Japan’s domestic airlines have scaled back flight plans so far this year in response to the country’s third wave of Covid-19 infections.
In January and February, Japan Airlines (JAL) operated about 50 per cent of its normal domestic schedule, while All Nippon Airways (ANA) ran one- to two-thirds of its flights.
The move is further evidence that the country’s domestic flight rebound is being hampered by spikes in virus transmission, according to data from the Centre of Aviation.
In 2020, monthly domestic passenger volume in Japan dipped from almost 9 million in January to about 7.5 million in February, as news began to unfold about the novel coronavirus. It then plummeted to less than 1 million in May, marking a drop of 93 per cent year-on-year, the result of a freeze on international travel and a state of emergency declaration asking residents to stay home as much as possible from April 7 to May 6.
Since May, the number of domestic passengers per month rose sharply to exceed 2.5 million in July.
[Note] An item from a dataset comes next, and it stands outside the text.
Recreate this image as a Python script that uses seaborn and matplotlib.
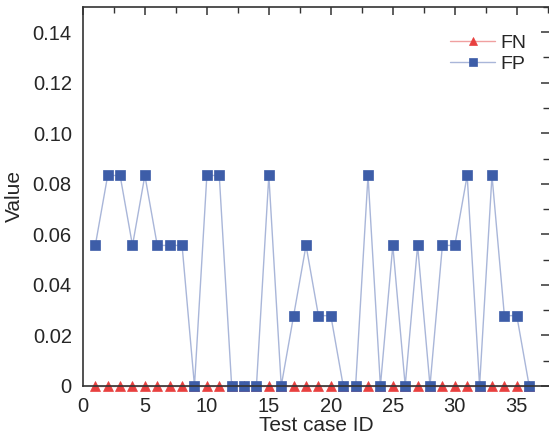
import numpy as np
import pandas as pd
import seaborn as sns
import matplotlib.pyplot as plt
from matplotlib.ticker import MultipleLocator

# Daten
test_ids = list(range(1, 37))
fn_values = [0.0] * 36
fp_values = [0.0556, 0.0833, 0.0833, 0.0556, 0.0833, 0.0556, 0.0556, 0.0556, 0.0,
             0.0833, 0.0833, 0.0, 0.0, 0.0, 0.0833, 0.0, 0.0278, 0.0556,
             0.0278, 0.0278, 0.0, 0.0, 0.0833, 0.0, 0.0556, 0.0, 0.0556,
             0.0, 0.0556, 0.0556, 0.0833, 0.0, 0.0833, 0.0278, 0.0278, 0.0]

df = pd.DataFrame({
    'Test case ID': test_ids * 2,
    'Value': fn_values + fp_values,
    'Metric': ['FN'] * 36 + ['FP'] * 36,
})

sns.set_style('white')
plt.rcParams['font.family'] = ['Liberation Sans', 'DejaVu Sans']

fig = plt.figure(figsize=(5.49, 4.36), dpi=100)
ax = fig.add_axes([0.151, 0.115, 0.849, 0.869])

styles = {
    'FN': dict(line='#f0a0a0', face='#e8403f', marker='^', size=7.5),
    'FP': dict(line='#a9b6d9', face='#3d5da8', marker='s', size=6.5),
}
for name in ['FN', 'FP']:
    st = styles[name]
    sns.lineplot(data=df[df['Metric'] == name], x='Test case ID', y='Value',
                 ax=ax, color=st['line'], linewidth=1.0, marker=st['marker'],
                 markersize=st['size'], markerfacecolor=st['face'],
                 markeredgecolor=st['face'], markeredgewidth=0.5, label=name,
                 clip_on=False)

ax.set_xlim(0, 37.6)
ax.set_ylim(0, 0.15)
ax.xaxis.set_major_locator(MultipleLocator(5))
ax.xaxis.set_minor_locator(MultipleLocator(2.5))
ax.yaxis.set_minor_locator(MultipleLocator(0.01))
ax.set_yticks([0, 0.02, 0.04, 0.06, 0.08, 0.10, 0.12, 0.14])
ax.set_yticklabels(['0', '0.02', '0.04', '0.06', '0.08', '0.10', '0.12', '0.14'])

for s in ax.spines.values():
    s.set_color('#333333')
    s.set_linewidth(1.2)
ax.spines['right'].set_visible(False)

ax.tick_params(axis='both', which='major', labelsize=14.5, length=6, width=1.1,
               direction='out', color='#333333', top=True, right=True, pad=2)
ax.tick_params(axis='both', which='minor', length=4, width=1.0,
               direction='out', color='#333333', top=True, right=True)
for tk in ax.xaxis.get_major_ticks() + ax.xaxis.get_minor_ticks():
    tk.tick2line.set_marker(3)
for tk in ax.yaxis.get_major_ticks() + ax.yaxis.get_minor_ticks():
    tk.tick2line.set_marker(0)

ax.set_xlabel('Test case ID', fontsize=15, labelpad=0)
ax.set_ylabel('Value', fontsize=15, labelpad=6)

leg = ax.legend(loc='upper right', bbox_to_anchor=(0.99, 0.975), frameon=False,
                fontsize=14, handlelength=2.3, handletextpad=0.3, labelspacing=0.2)
for h in leg.legend_handles:
    h.set_markersize(5.5)

fig.savefig('out.png', dpi=100)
Growth remained stagnant through August, the period of Japan’s second wave of infections, before reaching almost 5 million passengers in October, the last month for which data is available.
Japanese airline domestic capacity rate, too, appears related to the spread of Covid-19 in Japan. Following an initial plunge in March and April 2020 corresponding with the stay-at-home request, domestic capacity began to recover in June 2020, reaching more than 2.6 million seats. But this growth was lost in August, when a second wave of infections pushed capacity down to less than 2 million seats.
With the July 22 launch and subsequent promotion of Go To Travel, the government-sponsored domestic travel subsidy campaign, capacity began to recover. JAL and ANA announced plans to operate at about 85 per cent of their pre-pandemic schedule in December 2020, but the arrival of a third Covid wave and the suspension of Go To Travel on December 28, hurt the airlines again. Over the New Year period, JAL reported a 52 per cent reduction in domestic bookings year-on-year, while ANA reported a 58 per cent decline year-on-year.